The report stated that the practice of pre-briefings is not new, but there were no policies or guidelines in place and no process for ensuring that pre-briefings did not contain price sensitive information.

It also criticised the fact that there is no training provided within divisions on the identification, control or handling of price-sensitive information of any possible market abuse complications.

The media associate who was present during the interview did not share any concerns with the media manager and after reading the article had messaged his superior to say it was “a bit sensational, but it seems about right”.

The media associate focused on the positives of a high profile story for the FCA, without appreciating the consequences for the life industry when the markets opened the next day.

No complaint was made to The Telegraph and the lack of concern led to the slow response when the piece was published the paper the following day.

Mr Adamson was emailed the online article the previous evening, but had not read it, and was “taken by surprise” when he received furious calls from life insurance companies.

The wording of a FCA statement was finally approved at 2pm and it was finally issued on the Stock Exchange at 2.27pm, “following which the share prices in the affected insurance companies recovered substantially, but not entirely”.

Senior executives to blame

The report dished out blame to the various parties involved, starting with Mr Adamson, who should have taken steps to ascertain precisely what had been told to the Telegraph, compared to what had been reported, and should have escalated the fact a price-sensitive issue had arisen to Mr Wheatley.

David Lawton, the FCA’s director of markets, was criticised for not demanding a clarifying statement early enough as he was not aware that the content of the article was considered by the supervision division to be inaccurate.

It should not have been possible for a detailed pre-briefings strategy to be developed without the involvement of Ms McMillan, according to the report, and she should also have taken responsibility for the proper supervision of the media associate and controls around interviews.

Mr Poyntz-Wright was criticised for not speaking to Mr Adamson to explain the strong reservations held by him and his team about the pre-briefing taking place. He should have also briefed Mr Adamson post interview on the journalist’s focus on exit fees and prepared them for the possibility that the article would appear in “damaging terms”.

Finally, Mr Wheatley was deemed to be disadvantaged by the failures of senior staff members to escalate serious issues to him, however delays in the clarifying statement could have been avoided by him insisting that all relevant individuals meet in person or by telephone.

FCA needs ‘substantial improvement’

The report concluded by recommending “substantial improvement” in the procedures relating to the identification, control and release of price-sensitive information, and the market abuse implications of a wrong decision.

It suggested centralised policies and training, along with detailed procedures tailored to each business team.

“We recommend also that internal audit review the approach of the supervision and communications divisions to the identification and handling of price-sensitive information, as was done earlier in the year in relations to the UKLA.”

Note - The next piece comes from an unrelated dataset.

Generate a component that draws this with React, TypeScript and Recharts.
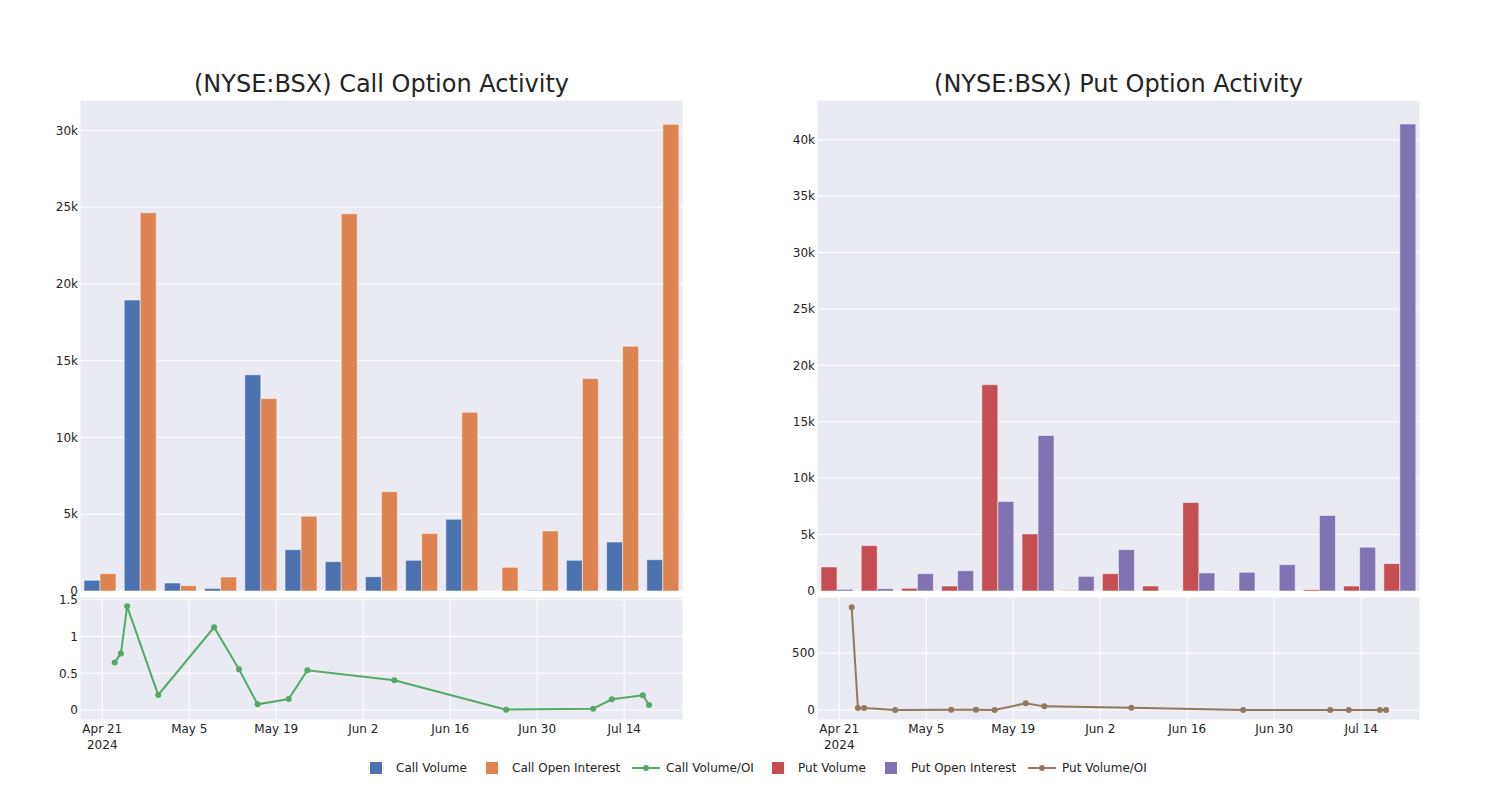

Similarly, business reviews should not be shared more than is necessary for legitimate purposes, and in those cases, the FCA must ensure that there are suitable controls and dealing restrictions in place.

Any announcements of thematic reviews should avoid direct or indirect messaging which suggests the FCA has a pre-determined conclusion about the nature an extent of any misconduct, or the actions it may take following the review.

Finally, the report stated that it was not convinced that pre-briefings of forthcoming announcements are necessary.